▸ **Task prompt**
Retype the data exactly, from its first line to the line containing "plt.rcParams['font.family'] = ['Noto", including both, and skip any picture.

▸ **Material provided**
########
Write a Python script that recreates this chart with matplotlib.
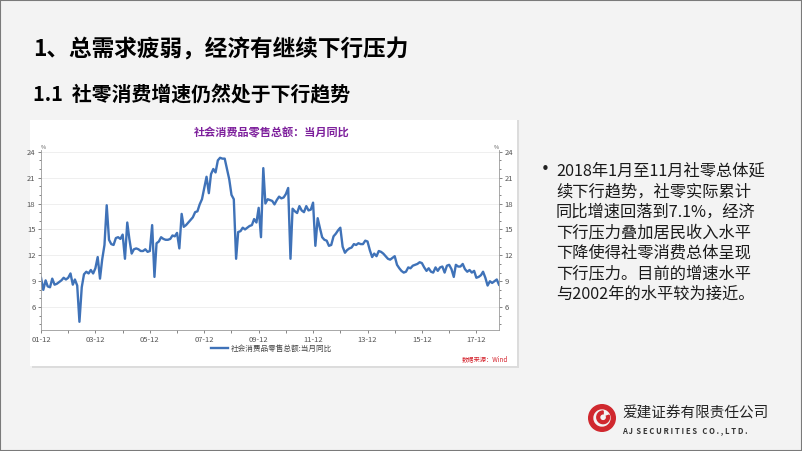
import matplotlib
matplotlib.use("Agg")
import matplotlib.pyplot as plt
import matplotlib.dates as mdates
from matplotlib.patches import Rectangle, Wedge
from matplotlib.ticker import MultipleLocator
import pandas as pd

plt.rcParams['font.family'] = ['Noto Sans CJK SC', 'DejaVu Sans']

# monthly YoY (%), 2001-12 .. 2018-10
v2001 = [9.4]
v2002 = [8.0, 9.1, 8.4, 8.3, 9.3, 8.6, 8.7, 8.9, 9.1, 9.4, 9.2, 9.4]
v2003 = [9.9, 8.6, 9.2, 8.5, 4.3, 8.3, 9.8, 10.1, 9.9, 10.3, 9.9, 10.5]
v2004 = [11.8, 9.3, 11.5, 13.2, 17.8, 13.8, 13.3, 13.2, 14.0, 14.1, 13.9, 14.4]
v2005 = [11.6, 15.8, 13.9, 12.2, 12.7, 12.8, 12.7, 12.5, 12.5, 12.7, 12.4, 12.5]
v2006 = [15.5, 9.5, 13.4, 13.6, 14.1, 13.9, 13.8, 13.8, 13.9, 14.3, 14.2, 14.6]
v2007 = [12.8, 16.8, 15.3, 15.5, 15.8, 16.1, 16.4, 17.0, 17.1, 17.9, 18.5, 19.8]
v2008 = [21.1, 19.2, 21.4, 22.0, 21.6, 23.0, 23.3, 23.2, 23.2, 22.0, 20.8, 19.0]
v2009 = [18.5, 11.6, 14.7, 14.8, 15.2, 15.0, 15.2, 15.4, 15.5, 16.2, 15.8, 17.5]
v2010 = [14.1, 22.1, 18.0, 18.5, 18.4, 18.3, 17.9, 18.4, 18.8, 18.6, 18.7, 19.1]
v2011 = [19.8, 11.6, 17.4, 17.1, 16.9, 17.7, 17.2, 17.0, 17.7, 17.2, 17.3, 18.1]
v2012 = [13.1, 16.3, 15.2, 14.1, 13.8, 13.7, 13.1, 13.2, 14.2, 14.5, 14.9, 15.2]
v2013 = [13.0, 12.3, 12.6, 12.8, 12.9, 13.3, 13.2, 13.4, 13.3, 13.3, 13.7, 13.6]
v2014 = [12.6, 11.8, 12.2, 11.9, 12.5, 12.4, 12.2, 11.9, 11.6, 11.5, 11.7, 11.9]
v2015 = [10.9, 10.5, 10.2, 10.0, 10.1, 10.6, 10.5, 10.8, 10.9, 11.0, 11.2, 11.1]
v2016 = [10.6, 10.2, 10.5, 10.1, 10.0, 10.6, 10.2, 10.6, 10.7, 10.0, 10.8, 10.9]
v2017 = [10.4, 9.5, 10.9, 10.7, 10.7, 11.0, 10.4, 10.1, 10.3, 10.0, 10.2, 9.4]
v2018 = [9.5, 9.7, 10.1, 9.4, 8.5, 9.0, 8.8, 9.0, 9.2, 8.6]

values = (v2001 + v2002 + v2003 + v2004 + v2005 + v2006 + v2007 + v2008 + v2009
          + v2010 + v2011 + v2012 + v2013 + v2014 + v2015 + v2016 + v2017 + v2018)
dates = pd.date_range("2001-12-01", periods=len(values), freq="MS")

y_ticks = [6, 9, 12, 15, 18, 21, 24]
label_years = [2001, 2003, 2005, 2007, 2009, 2011, 2013, 2015, 2017]
minor_years = [2002, 2004, 2006, 2008, 2010, 2012, 2014, 2016]

title = "1、总需求疲弱，经济有继续下行压力"
subtitle = "1.1  社零消费增速仍然处于下行趋势"
chart_title = "社会消费品零售总额：当月同比"
series_name = "社会消费品零售总额:当月同比"
bullet_lines = ["2018年1月至11月社零总体延",
                "续下行趋势，社零实际累计",
                "同比增速回落到7.1%，经济",
                "下行压力叠加居民收入水平",
                "下降使得社零消费总体呈现",
                "下行压力。目前的增速水平",
                "与2002年的水平较为接近。"]

W, H = 802, 451
fig = plt.figure(figsize=(W / 100, H / 100), dpi=100, facecolor="#f3f3f3")

def fx(px):
    return px / W

def fy(py):
    return 1 - py / H

# slide frame
fig.patches.append(Rectangle((0, 0), 1, 1, transform=fig.transFigure, fill=False,
                             edgecolor="#7a7a7a", linewidth=1.5, zorder=5))

fig.text(fx(33), fy(50), title, fontsize=16.3, fontweight="bold", va="center", ha="left")
fig.text(fx(33), fy(95), subtitle, fontsize=14.3, fontweight="bold", va="center", ha="left")

# chart card
fig.patches.append(Rectangle((fx(32), fy(368)), fx(487), 248 / H, transform=fig.transFigure,
                             facecolor="#dcdcdc", edgecolor="none", zorder=-3))
fig.patches.append(Rectangle((fx(30), fy(366)), fx(487), 246 / H, transform=fig.transFigure,
                             facecolor="white", edgecolor="none", zorder=-2))
fig.text(fx(272), fy(133), chart_title, fontsize=8, fontweight="bold", color="#7d1f9c",
         ha="center", va="center")

ax = fig.add_axes([fx(41), fy(330), fx(499) - fx(41), (330 - 150) / H], zorder=2)
ax.set_facecolor("white")
line, = ax.plot(dates, values, color="#3f72b8", linewidth=1.7)

ax.set_xlim(dates[0], dates[-1])
ax.set_ylim(3.35, 24.2)
ax.set_yticks(y_ticks)
ax.yaxis.set_minor_locator(MultipleLocator(1))
ax.grid(axis="y", color="#ececec", linewidth=0.6)
ax.set_axisbelow(True)

ax.set_xticks([pd.Timestamp(f"{y}-12-01") for y in label_years])
ax.set_xticks([pd.Timestamp(f"{y}-12-01") for y in minor_years], minor=True)
ax.xaxis.set_major_formatter(mdates.DateFormatter("%y-%m"))

for side in ["left", "right", "bottom"]:
    ax.spines[side].set_color("#9a9a9a")
    ax.spines[side].set_linewidth(0.6)
ax.spines["top"].set_visible(False)
ax.tick_params(axis="y", which="both", left=True, right=True, labelright=True,
               labelsize=5.5, colors="#555555", length=2.5, width=0.5, pad=1.5)
ax.tick_params(axis="y", which="minor", length=1.5)
ax.tick_params(axis="x", which="both", labelsize=5.5, colors="#555555", length=2.5,
               width=0.5, pad=2)
ax.text(0.0, 1.0, "%", transform=ax.transAxes, fontsize=4, color="#555555",
        ha="left", va="bottom")
ax.text(1.0, 1.0, "%", transform=ax.transAxes, fontsize=4, color="#555555",
        ha="right", va="bottom")

fig.legend([line], [series_name], loc="center", bbox_to_anchor=(fx(272), fy(349)),
           frameon=False, fontsize=5.5, handlelength=2.2, handletextpad=0.4,
           labelcolor="#444444")
fig.text(fx(485), fy(359), "数据来源：Wind", fontsize=4.5, color="#d4202a",
         style="italic", ha="center", va="center")

# right-hand commentary
fig.text(fx(535), fy(170), "•", fontsize=15, ha="left", va="center", color="#222222")
for i, txt in enumerate(bullet_lines):
    fig.text(fx(556), fy(171 + i * 20.5), txt, fontsize=11.7, ha="left", va="center",
             color="#1a1a1a")

# logo
logo_ax = fig.add_axes([fx(588), fy(432), fx(28), 28 / H])
logo_ax.set_xlim(-1, 1)
logo_ax.set_ylim(-1, 1)
logo_ax.set_aspect("equal")
logo_ax.axis("off")
logo_ax.add_patch(Wedge((0, 0), 0.95, 0, 360, width=0.28, color="#d0282e"))
logo_ax.add_patch(Wedge((0.08, 0.05), 0.45, 90, 380, width=0.2, color="#d0282e"))
fig.text(fx(622), fy(413), "爱建证券有限责任公司", fontsize=10.5, ha="left", va="center",
         color="#222222")
fig.text(fx(622), fy(431), "A J  S E C U R I T I E S   C O . , L T D .", fontsize=5.5,
         fontweight="bold", ha="left", va="center", color="#333333")

fig.savefig("out.png", dpi=100, facecolor=fig.get_facecolor())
########
▸ **Reply to the exercise**
Write a Python script that recreates this chart with matplotlib.
import matplotlib
matplotlib.use("Agg")
import matplotlib.pyplot as plt
import matplotlib.dates as mdates
from matplotlib.patches import Rectangle, Wedge
from matplotlib.ticker import MultipleLocator
import pandas as pd

plt.rcParams['font.family'] = ['Noto Sans CJK SC', 'DejaVu Sans']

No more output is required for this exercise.